There is a scroll view for iOS also in the interface builder object library:

Start to finish here is how to make it work in storyboard.
1: go to you view controller and click on Attribute Inspector.
2: change Size to Freeform instead of Inferred.
3: Go to the main view on that storyboard, not your scrollview but
rather the top level view.
4: Click Size Inspector and set this view to your desired size. I
changed my height to 1000.
Now you will see that you storyboard has your view setup so you can
see the entire height of your scroll for easy design.
5: Drop on a scrollview and stretch it so it takes up the whole view.
You should now have a scrollview with size of 320,1000 sitting on a
view in your view controller.
Now we need to make it scroll and need to make it show content
correctly.
6: Click on your scrollview and click on Identity Inspector.
7: Add a User Defined runtime attribute with KeyPath of contentSize
then type of SIZE and put in your content size.

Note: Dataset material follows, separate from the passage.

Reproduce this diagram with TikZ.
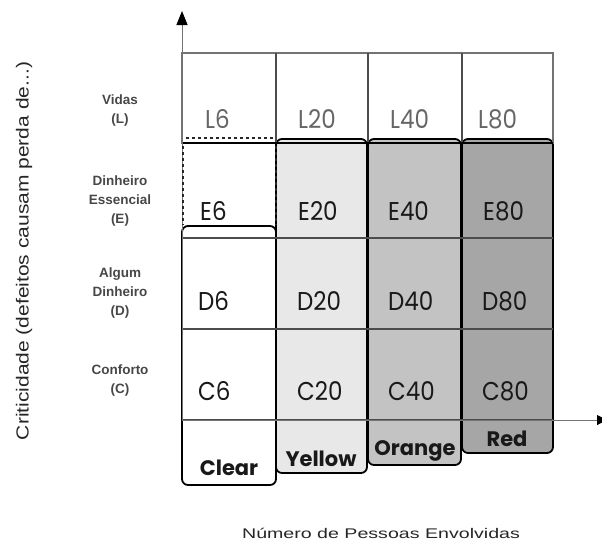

For me it is (320,
1000).
Since we want to see our whole scroll view on the storyboard we
stretched it and it has a frame of 320,1000 but in order for this to
work in our app we need to change the frame down to what the visible
scrollview will be.
8: Add a runtime attribute with KeyPath frame with Type RECT and
0,0,320,416.
Now when we run our app we will have a visible scrollview has a frame
of 0,0,320, 416 and can scroll down to 1000. We are able to layout our
subviews and images and whatnot in Storyboard just the way we want
them to appear. Then our runtime attributes make sure to display it
properly. All of this without 1 line of code.
Is this what you were thinking of?
If you want the scroll view to change size I would recommend trying this:

You want to do is drop the scroll view onto the view controller and and add constraints.
I have never used a scroll view before, so this might not work.